One of the most difficult aspects of post-acute care in treatment is repairing troubled relationships. So many variables must be addressed; there is simply not room enough in a simple blog to cover them all. But there are a couple of basics that seem to come up more commonly than not, and that’s what we can address here.
Don’t take all the advice you hear in rehab: So much interaction takes place in treatment, and much of it between patients. If you tell your troubles to your new comrades, realize that they may not be coming from a firm foundation in giving you advice. Their issues may be similar to yours, but theirs is definitely not your relationship. In addition to that, they just may be in a more vulnerable place than you, which can often render their advice useless.

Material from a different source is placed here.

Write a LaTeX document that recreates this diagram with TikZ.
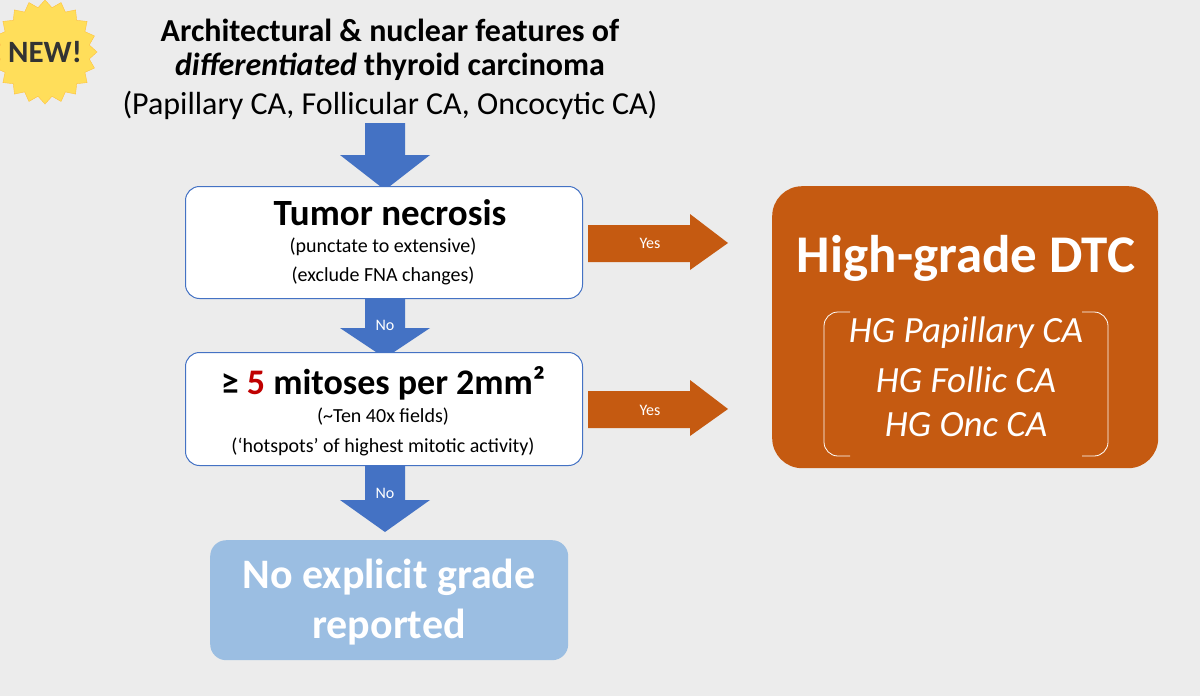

You might get lucky and get some sage advice from another resident; it does happen. But you’re on firmer ground listening to counseling staff and certified clinicians, rather than what you hear in the smoking area between groups.
Figure out if the relationship can be saved: I know; easier said than done. It’s definitely part of the hardest work you can do in treatment but remember, you are afforded a rare opportunity here. Chances are you are going to be separated from your loved one for a period during your initial treatment (this is not necessarily a bad thing, either) and this is an opportune time to weigh these all-important issues. Is your relationship based in co-dependent drug use? Can your relationship survive with both of you sober, or one of you sober? These are the kinds of questions that only you can answer. But you just may be able to start to now.
Another important thing to realize is that often times even sober partners actually have greater control of the addict when they are in their disease, despite the fact that they may be the ones demanding them to get sober. What they are going to get back when you return from treatment is virtually a new person, one with perhaps more independence than they had before. And guess what? They might not like that person as much. In some ways, you may have been easier to control when you were using. However, if your relationship can withstand this, there is a much better chance of it flourishing after treatment.
Letting go of a broken relationship: Many relationships end after one completes treatment; more than you might think. And more often than not, it’s due to these unions being based on co-dependent drug or alcohol abuse from jump street. You just may have to let go for your own or mutual survival. It’s a sad and sorry fact of life for many, but as people are prone to say these days, “it is what it is…”
Counseling / therapy: This is your key right here. Aside from rigorous honesty, the work you need to do is going to be done with the assistance of either a treatment clinician and/or a couples therapist. Al Anon also is highly recommended here, both during and after treatment. The fact of the matter is that repairing a relationship after treatment is going to be an ongoing process that is going to take years and decades…not weeks and months.